* start Data section *
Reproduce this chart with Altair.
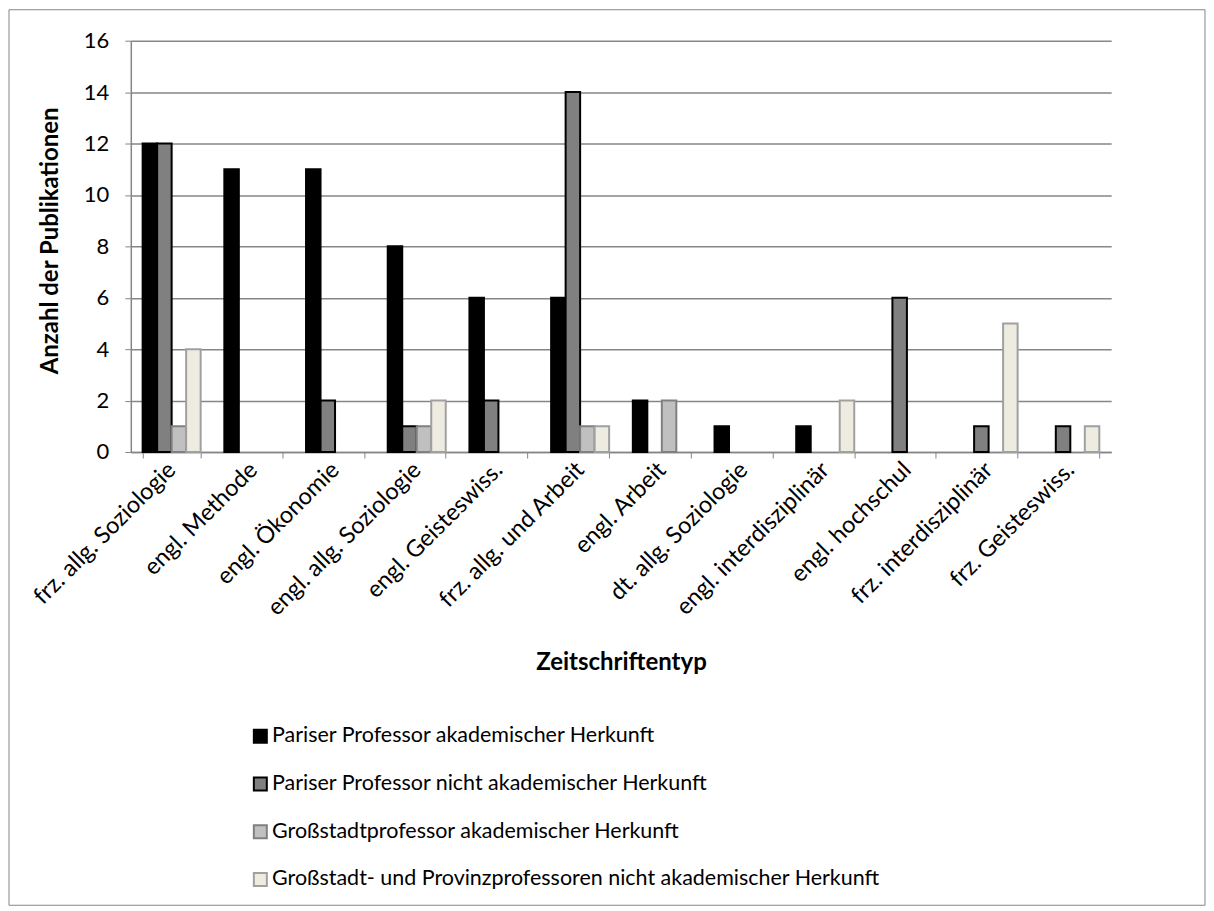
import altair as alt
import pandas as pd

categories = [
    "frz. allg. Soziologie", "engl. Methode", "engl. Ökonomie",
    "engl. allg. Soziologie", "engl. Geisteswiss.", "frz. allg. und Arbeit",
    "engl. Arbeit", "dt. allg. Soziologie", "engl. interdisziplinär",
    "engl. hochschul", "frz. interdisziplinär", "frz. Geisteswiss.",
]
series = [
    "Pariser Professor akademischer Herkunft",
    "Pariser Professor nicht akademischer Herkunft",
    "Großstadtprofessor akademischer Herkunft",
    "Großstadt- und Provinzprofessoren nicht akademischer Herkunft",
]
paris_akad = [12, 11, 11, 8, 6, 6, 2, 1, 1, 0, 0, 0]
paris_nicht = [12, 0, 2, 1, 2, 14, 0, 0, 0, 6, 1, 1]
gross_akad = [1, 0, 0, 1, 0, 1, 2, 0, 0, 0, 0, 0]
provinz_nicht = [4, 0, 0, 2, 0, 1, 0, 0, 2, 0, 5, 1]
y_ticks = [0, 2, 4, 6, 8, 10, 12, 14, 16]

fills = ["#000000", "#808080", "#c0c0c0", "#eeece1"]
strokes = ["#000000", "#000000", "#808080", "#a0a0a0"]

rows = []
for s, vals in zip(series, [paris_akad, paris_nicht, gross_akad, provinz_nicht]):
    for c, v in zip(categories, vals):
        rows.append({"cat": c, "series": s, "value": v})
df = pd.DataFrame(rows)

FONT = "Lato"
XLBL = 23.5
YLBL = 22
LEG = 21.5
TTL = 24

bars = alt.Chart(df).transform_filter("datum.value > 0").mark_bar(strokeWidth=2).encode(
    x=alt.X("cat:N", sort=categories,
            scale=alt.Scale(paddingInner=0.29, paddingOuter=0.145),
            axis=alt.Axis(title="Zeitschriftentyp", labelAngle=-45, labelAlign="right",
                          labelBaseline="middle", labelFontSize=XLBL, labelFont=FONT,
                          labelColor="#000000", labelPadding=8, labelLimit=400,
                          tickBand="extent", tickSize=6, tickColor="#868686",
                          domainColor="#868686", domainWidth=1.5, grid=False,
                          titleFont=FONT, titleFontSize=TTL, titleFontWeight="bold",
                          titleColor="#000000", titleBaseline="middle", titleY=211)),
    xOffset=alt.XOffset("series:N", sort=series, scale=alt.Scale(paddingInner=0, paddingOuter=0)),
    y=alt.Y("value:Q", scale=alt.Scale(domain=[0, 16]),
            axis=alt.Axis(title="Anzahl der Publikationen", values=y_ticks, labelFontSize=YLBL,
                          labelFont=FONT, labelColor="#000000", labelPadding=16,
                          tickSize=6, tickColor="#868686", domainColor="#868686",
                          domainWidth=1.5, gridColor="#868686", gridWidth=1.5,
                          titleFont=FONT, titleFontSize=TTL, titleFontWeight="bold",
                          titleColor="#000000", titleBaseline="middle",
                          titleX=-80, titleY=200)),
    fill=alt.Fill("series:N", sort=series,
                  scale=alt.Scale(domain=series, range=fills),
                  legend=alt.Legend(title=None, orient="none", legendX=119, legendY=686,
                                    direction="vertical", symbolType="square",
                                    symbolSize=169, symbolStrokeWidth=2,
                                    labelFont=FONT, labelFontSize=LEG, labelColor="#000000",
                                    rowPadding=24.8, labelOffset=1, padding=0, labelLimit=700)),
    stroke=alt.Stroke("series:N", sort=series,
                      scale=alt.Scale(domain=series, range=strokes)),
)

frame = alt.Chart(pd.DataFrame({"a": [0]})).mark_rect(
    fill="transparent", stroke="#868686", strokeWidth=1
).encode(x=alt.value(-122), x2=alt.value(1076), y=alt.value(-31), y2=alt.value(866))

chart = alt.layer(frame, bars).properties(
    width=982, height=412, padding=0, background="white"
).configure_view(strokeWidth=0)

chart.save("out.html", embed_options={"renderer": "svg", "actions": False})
* end Data section *
→ Work instructions
Set down all the data again exactly as above, pictures excluded.

→ Answer to this problem
Reproduce this chart with Altair.
import altair as alt
import pandas as pd

categories = [
    "frz. allg. Soziologie", "engl. Methode", "engl. Ökonomie",
    "engl. allg. Soziologie", "engl. Geisteswiss.", "frz. allg. und Arbeit",
    "engl. Arbeit", "dt. allg. Soziologie", "engl. interdisziplinär",
    "engl. hochschul", "frz. interdisziplinär", "frz. Geisteswiss.",
]
series = [
    "Pariser Professor akademischer Herkunft",
    "Pariser Professor nicht akademischer Herkunft",
    "Großstadtprofessor akademischer Herkunft",
    "Großstadt- und Provinzprofessoren nicht akademischer Herkunft",
]
paris_akad = [12, 11, 11, 8, 6, 6, 2, 1, 1, 0, 0, 0]
paris_nicht = [12, 0, 2, 1, 2, 14, 0, 0, 0, 6, 1, 1]
gross_akad = [1, 0, 0, 1, 0, 1, 2, 0, 0, 0, 0, 0]
provinz_nicht = [4, 0, 0, 2, 0, 1, 0, 0, 2, 0, 5, 1]
y_ticks = [0, 2, 4, 6, 8, 10, 12, 14, 16]

fills = ["#000000", "#808080", "#c0c0c0", "#eeece1"]
strokes = ["#000000", "#000000", "#808080", "#a0a0a0"]

rows = []
for s, vals in zip(series, [paris_akad, paris_nicht, gross_akad, provinz_nicht]):
    for c, v in zip(categories, vals):
        rows.append({"cat": c, "series": s, "value": v})
df = pd.DataFrame(rows)

FONT = "Lato"
XLBL = 23.5
YLBL = 22
LEG = 21.5
TTL = 24

bars = alt.Chart(df).transform_filter("datum.value > 0").mark_bar(strokeWidth=2).encode(
    x=alt.X("cat:N", sort=categories,
            scale=alt.Scale(paddingInner=0.29, paddingOuter=0.145),
            axis=alt.Axis(title="Zeitschriftentyp", labelAngle=-45, labelAlign="right",
                          labelBaseline="middle", labelFontSize=XLBL, labelFont=FONT,
                          labelColor="#000000", labelPadding=8, labelLimit=400,
                          tickBand="extent", tickSize=6, tickColor="#868686",
                          domainColor="#868686", domainWidth=1.5, grid=False,
                          titleFont=FONT, titleFontSize=TTL, titleFontWeight="bold",
                          titleColor="#000000", titleBaseline="middle", titleY=211)),
    xOffset=alt.XOffset("series:N", sort=series, scale=alt.Scale(paddingInner=0, paddingOuter=0)),
    y=alt.Y("value:Q", scale=alt.Scale(domain=[0, 16]),
            axis=alt.Axis(title="Anzahl der Publikationen", values=y_ticks, labelFontSize=YLBL,
                          labelFont=FONT, labelColor="#000000", labelPadding=16,
                          tickSize=6, tickColor="#868686", domainColor="#868686",
                          domainWidth=1.5, gridColor="#868686", gridWidth=1.5,
                          titleFont=FONT, titleFontSize=TTL, titleFontWeight="bold",
                          titleColor="#000000", titleBaseline="middle",
                          titleX=-80, titleY=200)),
    fill=alt.Fill("series:N", sort=series,
                  scale=alt.Scale(domain=series, range=fills),
                  legend=alt.Legend(title=None, orient="none", legendX=119, legendY=686,
                                    direction="vertical", symbolType="square",
                                    symbolSize=169, symbolStrokeWidth=2,
                                    labelFont=FONT, labelFontSize=LEG, labelColor="#000000",
                                    rowPadding=24.8, labelOffset=1, padding=0, labelLimit=700)),
    stroke=alt.Stroke("series:N", sort=series,
                      scale=alt.Scale(domain=series, range=strokes)),
)

frame = alt.Chart(pd.DataFrame({"a": [0]})).mark_rect(
    fill="transparent", stroke="#868686", strokeWidth=1
).encode(x=alt.value(-122), x2=alt.value(1076), y=alt.value(-31), y2=alt.value(866))

chart = alt.layer(frame, bars).properties(
    width=982, height=412, padding=0, background="white"
).configure_view(strokeWidth=0)

chart.save("out.html", embed_options={"renderer": "svg", "actions": False})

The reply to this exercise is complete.